Two interventions involved ex-President Jean-Bertrand Aristide, a former slum priest who has been ousted twice since becoming this country's first democratically elected leader in 1991. The controversial Aristide was reviled by the elite but worshiped by the poor.

Former President Bill Clinton sent in 20,000 Marines to return Aristide to power in 1994, three years after he was ousted in a coup.

But in the early 2000s, the United States led an international embargo of aid to Haiti as Aristide became mired in allegations of corruption. After Aristide fled in February 2004 aboard a U.S.-chartered jet as rebels marched to the capital of Port-au-Prince, he accused the United States of kidnapping him.

U.S. officials deny that allegation, saying they merely told Aristide that they couldn't guarantee his safety if he stayed. After Aristide boarded the jet, President George W. Bush sent in 3,000 Marines to keep order.

Following both interventions, the United States pulled out the troops and stopped the aid flow far too soon, critics say.

Torn down, not rebuilt

The Marines stayed 19 years after the United States invaded in 1915 to thwart possible German designs on the Panama Canal. But instead of nation building, the occupation became an exercise in subjugation, guerrilla warfare and racism.

After imposing martial law, the Marines created a Haitian gendarmerie that became a bulwark of later dictatorships, installed puppet leaders and dissolved the National Assembly so they could impose a new constitution allowing foreigners to buy Haitian property.

The all-white occupying force referred to Haitians as "nigs" and "coons" and used thousands of them as forced labor, sometimes roping them together so they couldn't flee. When a guerrilla resistance sprang up, U.S. troops executed rebels on the spot or threw them into a forced-labor camp where 5,500 inmates died in three years.

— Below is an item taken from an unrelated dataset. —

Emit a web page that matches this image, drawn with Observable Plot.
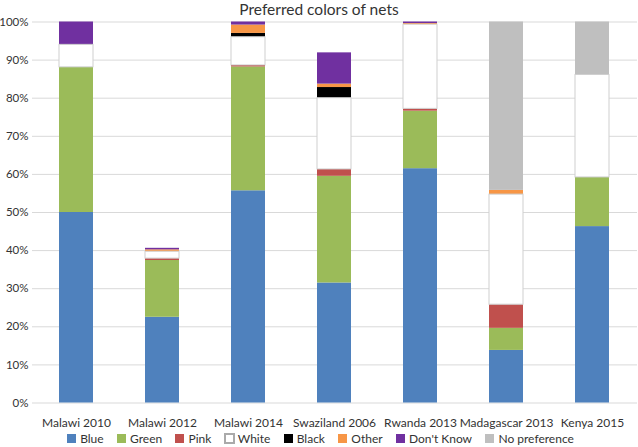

Despite that tortured history, many Haiti experts believe this country desperately needs outside help, particularly from the country that has played the greatest role here - the United States. "Expectations that Haiti will pull itself up by its bootstraps are unrealistic," said Jocelyn McCalla, executive director of the New York-based National Coalition for Haitian Rights. "Haiti has neither the will nor the straps."